Tomás Pereira
21 anos, estudantes
Não somos uma agenda, somos cristãos comprometidos com a Igreja
Desde muito cedo senti uma imensa conexão, necessidade e vontade de me aproximar, adorar e amar Deus. Tal como, imagino, a grande maioria de nós, sempre senti o peso da consciência da “diferença” e do desvio do padrão. Cresci com receio de que esta fosse um impedimento para que me sentisse amado, integrado e à altura das expectativas dos demais.
A minha fé sempre foi o meu refúgio do bullying e da discriminação. Foi tudo aquilo que cobriu, à data, um vazio de identidade imposto.
Com 17 anos assumi-me enquanto gay à minha família. O processo de “coming out” é sempre marcante, não só pelo que encerra, mas, sobretudo, pelo que inicia. É o começo do questionar da nossa identidade. Sabendo que, finalmente, podemos ser nós, sem fingir, coloca-se a questão: mas, então, afinal, quem somos?
Foi como se me sentisse sem tapete, sem saber bem para onde ir, esperando tudo o que pudesse surgir na nova realidade em que mergulhava. Foi no Verão seguinte que o confronto entre a minha fé e sexualidade emergiu de forma mais intensa. Até então tinha mais ou menos ignorado esse debate.
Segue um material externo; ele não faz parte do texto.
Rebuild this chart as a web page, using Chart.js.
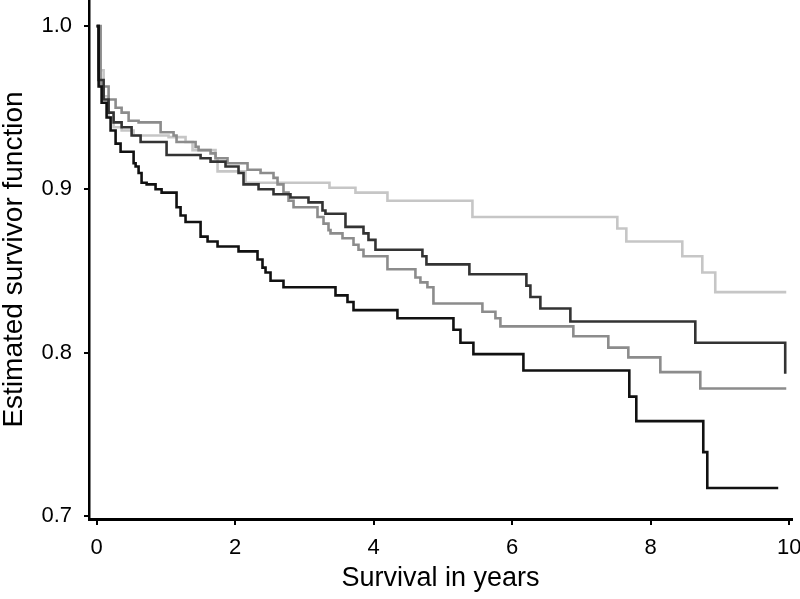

Chegado a um momento de aflição senti medo de não ser digno do amor de Deus, da Sua ajuda, da Sua orientação, da Sua salvação, pelo facto de ser homossexual. Procurei todas as respostas possíveis, isoladamente. Marcavam-me uma tristeza e solidão profundas porque sentia que não podia viver, que nunca seria feliz, se não tivesse Deus na minha vida. Tinha um medo profundo de poder não O ter a 100% comigo. Mesmo reconhecendo que me amava, manifestava-se, inconscientemente, sobretudo, a crença profunda na própria indignidade, incapacidade de ser amado, ou, simplesmente, a ideia que nos é imposta de que temos de alcançar o dobro da perfeição para sermos igualmente considerados, expiarmos a nossa “corrupção inata” e provarmos, verdadeiramente, o nosso valor.
Era quase um entendimento de que as dificuldades na minha vida partiam de um “não comprometimento a 100%”, que era causa direta da minha essência. Trauma de saber que não vivo sem Ele, mas a minha condição me impede que o faça.
Sentia-me algo cansado de um comportamento crescentemente polarizado, tribal, distante da compaixão e da empatia que muitas vezes experienciamos por parte da Igreja a que pertencemos. Cansado de uma sociedade que objetifica o outro e que procura no rótulo e no radicalismo um veículo de alimentação do ego, nem que, para isso, se despersonalize o ser humano.
Refiro esta parte mais conturbada do meu percurso, precisamente, para realçar a importância da missão de um projeto como o Sopro e quão relevantes são todas as portas que se possam abrir para os cristãos LGBT. Não somos uma agenda, nem somos um lobby, somos pessoas, somos cristãos, somos membros do Corpo de Cristo, igualmente comprometidos com a unidade e o amor à Sua Igreja.
As marcas de uma caminhada solitária despertam, em mim, a necessidade de partilhar a minha experiência e fazer avançar este caminho de comunhão e integração afirmativa dos católicos LGBT na nossa Igreja. Impedir que continuemos a dilacerar o Corpo que constituímos em conjunto e despertar a urgência de sarar esta ferida que sangra no seio da Igreja. Daí a profunda alegria e emoção com que encaro o nascimento do Sopro.